First, I thought about where I wanted to live. I liked the quirky small town where we lived, he said he hated it but seemed to really enjoy drinking every night at the local pubs with all his many drinking buddies. My closest friends there, the ones who really knew me, they had busy lives. My friends who are like sisters because we’ve known each other since Adam and the apple, they lived very far away. These were the two friends who knew the truth about what was going on in my life. I’m very private, I don’t tell everyone my business, so they were the only two who knew my marriage was imploding and how awful my husband was being. I decided it would be a good idea to move closer to them, a good six hours drive from where I lived then.
It wasn’t easy arranging house viewings from afar, but I did it and would go down for weekends where my friends and I would see twelve houses in a day. I got a short-list of possibilities, went through the pros and cons and eventually got it down to one. The house I’m living in now. I went about selling the marital home, sorting out finances, moving and I started the paperwork for divorce which is now finalised. This seems to all have come as a surprise to my ex, I don’t know why – he’s always known I’m a pragmatic, got my shit-together kinda girl. I’m also resilient and strong, more resilient than I even realised and that’s a treasured piece of new knowledge.
I wanted to manage an amicable separation and divorce if possible, it takes a lot of discipline and emotional strength, but I’ve done it. Ultimately this has made all the tough financial and legal conversations easier – not easy – but easier. My ex decided to move down to the new area I was moving to. He helped with the move and I said it was fine he could stay with me while he went overseas to visit his family and then got sorted with his own place. He found a new job and a new place in February – then the pandemic hit. He lost his job; we were in lockdown and since he’s also made matters worse by giving himself a significant injury playing sport whereby, he now can’t walk without crutches.
All this has added up to me having my ex as a house guest for months. I really want him out. I’ve carried his arse for years, now we’re divorced after he broke our marriage and my heart – how the hell is this still happening! Ok, I get I could in theory throw him out – jobless and incapacitated and probably already gone through his savings because he’s incredibly stupid with money and his family overseas are master manipulators at getting him to send it. I could, but after working so hard to keep this an amicable split for so long it feels like falling at the last hurdle. It’s also not very kind. He may have been a terrible husband but he’s a human being and in his heart not a bad person. He keeps out of my way and we bumble along politely under the one roof.

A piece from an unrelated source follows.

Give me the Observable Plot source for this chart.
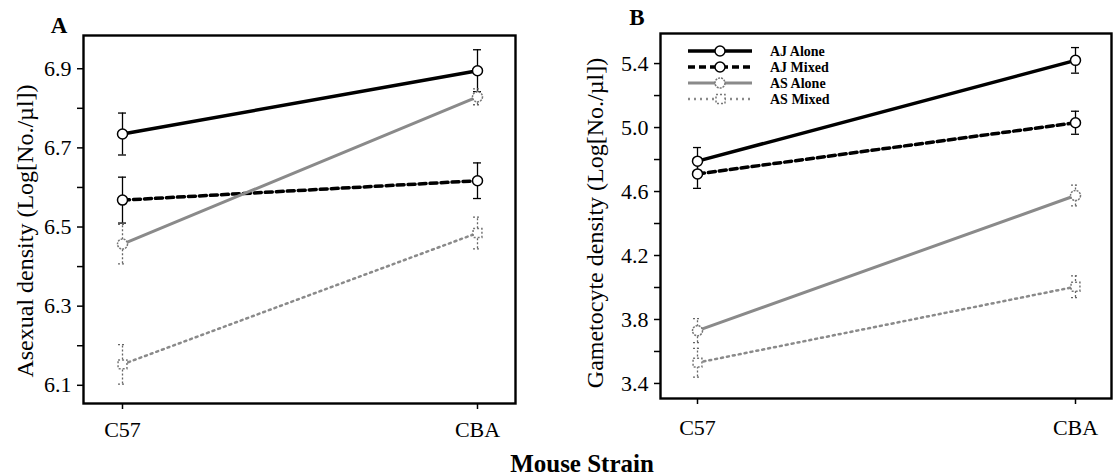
<!DOCTYPE html>
<html><head><meta charset="utf-8">
<script src="https://cdn.jsdelivr.net/npm/d3@7"></script>
<script src="https://cdn.jsdelivr.net/npm/@observablehq/plot@0.6"></script>
<style>
body{margin:0;background:#fff;}
#wrap{position:relative;width:1114px;height:476px;overflow:hidden;font-family:"Liberation Serif","Times New Roman",serif;}
#wrap > svg{position:absolute;top:0;}
</style></head><body><div id="wrap"></div>
<script>
// ---- data ----
const strains = ["C57", "CBA"];
const groups = ["AJ Alone", "AJ Mixed", "AS Alone", "AS Mixed"];
// Asexual density (panel A), per group: [C57, CBA]
const asexualMean = [[6.735, 6.895], [6.568, 6.617], [6.457, 6.829], [6.153, 6.485]];
const asexualErr  = [[0.053, 0.053], [0.058, 0.045], [0.05, 0.02], [0.05, 0.04]];
// Gametocyte density (panel B)
const gametMean = [[4.79, 5.42], [4.71, 5.03], [3.73, 4.575], [3.53, 4.005]];
const gametErr  = [[0.085, 0.08], [0.09, 0.072], [0.075, 0.065], [0.09, 0.068]];
// axis ticks
const ticksA = [6.1, 6.2, 6.3, 6.4, 6.5, 6.6, 6.7, 6.8, 6.9];
const labelsA = [6.1, 6.3, 6.5, 6.7, 6.9];
const ticksB = [3.4, 3.6, 3.8, 4.0, 4.2, 4.4, 4.6, 4.8, 5.0, 5.2, 5.4];
const labelsB = [3.4, 3.8, 4.2, 4.6, 5.0, 5.4];

const styles = {
  "AJ Alone": {stroke: "#000", sw: 3.5, dash: null, symbol: "circle", r: 5, mstroke: "#000", mdash: null, estroke: "#000", edash: null},
  "AJ Mixed": {stroke: "#000", sw: 3.5, dash: "7,4", symbol: "circle", r: 5, mstroke: "#000", mdash: null, estroke: "#000", edash: null},
  "AS Alone": {stroke: "#8a8a8a", sw: 3, dash: null, symbol: "circle", r: 5, mstroke: "#777", mdash: "2,1", estroke: "#666", edash: "2,2"},
  "AS Mixed": {stroke: "#8a8a8a", sw: 2.5, dash: "2,4", symbol: "square", r: 5, mstroke: "#777", mdash: "2,2", estroke: "#666", edash: "2,2"}
};

function rowsFrom(mean, err) {
  const rows = [];
  groups.forEach((g, gi) => strains.forEach((s, si) => rows.push({group: g, strain: s, mean: mean[gi][si], err: err[gi][si]})));
  return rows;
}

function panel(rows, o) {
  const marks = [
    Plot.axisY({ticks: o.ticks, tickFormat: d => o.labels.some(v => Math.abs(v - d) < 1e-9) ? d.toFixed(1) : "", tickSize: 6, tickPadding: 6, fontSize: 22, label: null, strokeWidth: 1.5}),
    Plot.axisX({tickSize: 6, tickPadding: o.xPad, fontSize: 22, label: null, strokeWidth: 1.5})
  ];
  for (const g of groups) {
    const st = styles[g];
    const d = rows.filter(r => r.group === g);
    marks.push(Plot.line(d, {x: "strain", y: "mean", stroke: st.stroke, strokeWidth: st.sw, strokeDasharray: st.dash}));
  }
  for (const g of groups) {
    const st = styles[g];
    const d = rows.filter(r => r.group === g);
    marks.push(
      Plot.ruleX(d, {x: "strain", y1: r => r.mean - r.err, y2: r => r.mean + r.err, stroke: st.estroke, strokeWidth: 1.3, strokeDasharray: st.edash}),
      Plot.ruleY(d, {x1: "strain", x2: "strain", y: r => r.mean + r.err, insetLeft: -4, insetRight: -4, stroke: st.estroke, strokeWidth: 1.3, strokeDasharray: st.edash}),
      Plot.ruleY(d, {x1: "strain", x2: "strain", y: r => r.mean - r.err, insetLeft: -4, insetRight: -4, stroke: st.estroke, strokeWidth: 1.3, strokeDasharray: st.edash})
    );
  }
  for (const g of groups) {
    const st = styles[g];
    const d = rows.filter(r => r.group === g);
    marks.push(Plot.dot(d, {x: "strain", y: "mean", symbol: st.symbol, r: st.r, fill: "white", stroke: st.mstroke, strokeWidth: 1.5, strokeDasharray: st.mdash}));
  }
  marks.push(Plot.frame({stroke: "#000", strokeWidth: 2.4}));
  return Plot.plot({
    width: o.width, height: 476,
    marginLeft: o.ml, marginRight: o.mr, marginTop: o.mt, marginBottom: 476 - o.bottom,
    x: {type: "point", domain: strains, padding: o.pad},
    y: {domain: o.yDomain},
    style: {fontFamily: "Liberation Serif, serif", fontSize: "22px", color: "#000", background: "transparent", maxWidth: "none", overflow: "visible"},
    marks
  });
}

const wrap = document.getElementById("wrap");
const A = panel(rowsFrom(asexualMean, asexualErr), {width: 545, ml: 83, mr: 30, mt: 35, bottom: 403, pad: 0.107, yDomain: [6.054, 6.984], ticks: ticksA, labels: labelsA, xPad: 12});
A.style.left = "0px";
wrap.appendChild(A);
const B = panel(rowsFrom(gametMean, gametErr), {width: 569, ml: 115, mr: 3, mt: 33, bottom: 398, pad: 0.095, yDomain: [3.306, 5.588], ticks: ticksB, labels: labelsB, xPad: 15});
B.style.left = "545px";
wrap.appendChild(B);

// ---- overlay: titles, panel letters, legend ----
const svg = d3.create("svg").attr("width", 1114).attr("height", 476).style("left", "0px")
  .attr("font-family", "Liberation Serif, serif").attr("fill", "#000");
svg.append("text").attr("transform", "translate(33,231) rotate(-90)").attr("text-anchor", "middle").attr("font-size", 24).text("Asexual density (Log[No./µl])");
svg.append("text").attr("transform", "translate(603,223) rotate(-90)").attr("text-anchor", "middle").attr("font-size", 24).text("Gametocyte density (Log[No./µl])");
svg.append("text").attr("x", 582).attr("y", 472).attr("text-anchor", "middle").attr("font-size", 25).attr("font-weight", "bold").text("Mouse Strain");
svg.append("text").attr("x", 59).attr("y", 33).attr("text-anchor", "middle").attr("font-size", 23).attr("font-weight", "bold").text("A");
svg.append("text").attr("x", 637).attr("y", 25).attr("text-anchor", "middle").attr("font-size", 23).attr("font-weight", "bold").text("B");

const legY = [51, 67, 83, 99];
groups.forEach((g, i) => {
  const st = styles[g];
  const y = legY[i];
  svg.append("line").attr("x1", 688).attr("x2", 752).attr("y1", y).attr("y2", y)
    .attr("stroke", st.stroke).attr("stroke-width", st.sw).attr("stroke-dasharray", st.dash);
  if (st.symbol === "square") {
    svg.append("rect").attr("x", 716).attr("y", y - 4.5).attr("width", 9).attr("height", 9)
      .attr("fill", "white").attr("stroke", st.mstroke).attr("stroke-width", 1.5).attr("stroke-dasharray", st.mdash);
  } else {
    svg.append("circle").attr("cx", 720).attr("cy", y).attr("r", 5)
      .attr("fill", "white").attr("stroke", st.mstroke).attr("stroke-width", 1.5).attr("stroke-dasharray", st.mdash);
  }
  svg.append("text").attr("x", 770).attr("y", y).attr("dy", "0.35em").attr("font-size", 14).attr("font-weight", "bold").text(g);
});
wrap.appendChild(svg.node());
</script>
</body></html>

Inwardly, I’m screaming – get out! I want to get on with my own life now. This chasm shows how different we always were. I’m now in my own place, the kind of place I always liked but he didn’t – i.e. full of character and old. It’s on the coast because I love being near the sea and I have my support network of closest friends nearby. I’m good. He on the other hand is still on my coattails like the child he is. I’d never seen it when I was in love with him, just how childish and immature he is. That’s why I think our split could be good for him, he needs to learn to stand on his own feet and stop getting in his own way – he’s clearly scared to. I was scared too, but I can feel the fear and do it anyway so I’m now in a better place.
So, I’m choosing to be kind – it’s important to be kind, this is a big part of my belief system. Being kind to someone who has been so cruel to you isn’t easy, I’m not going to lie, but it’s not impossible either. But when is being kind to someone else stop being kind to yourself, what’s the timeline, how much longer can this drag on for …. these are my questions and I don’t know any answers yet … not into the new year I’m praying, let me have my life to myself for the new year … keep your fingers crossed for me please.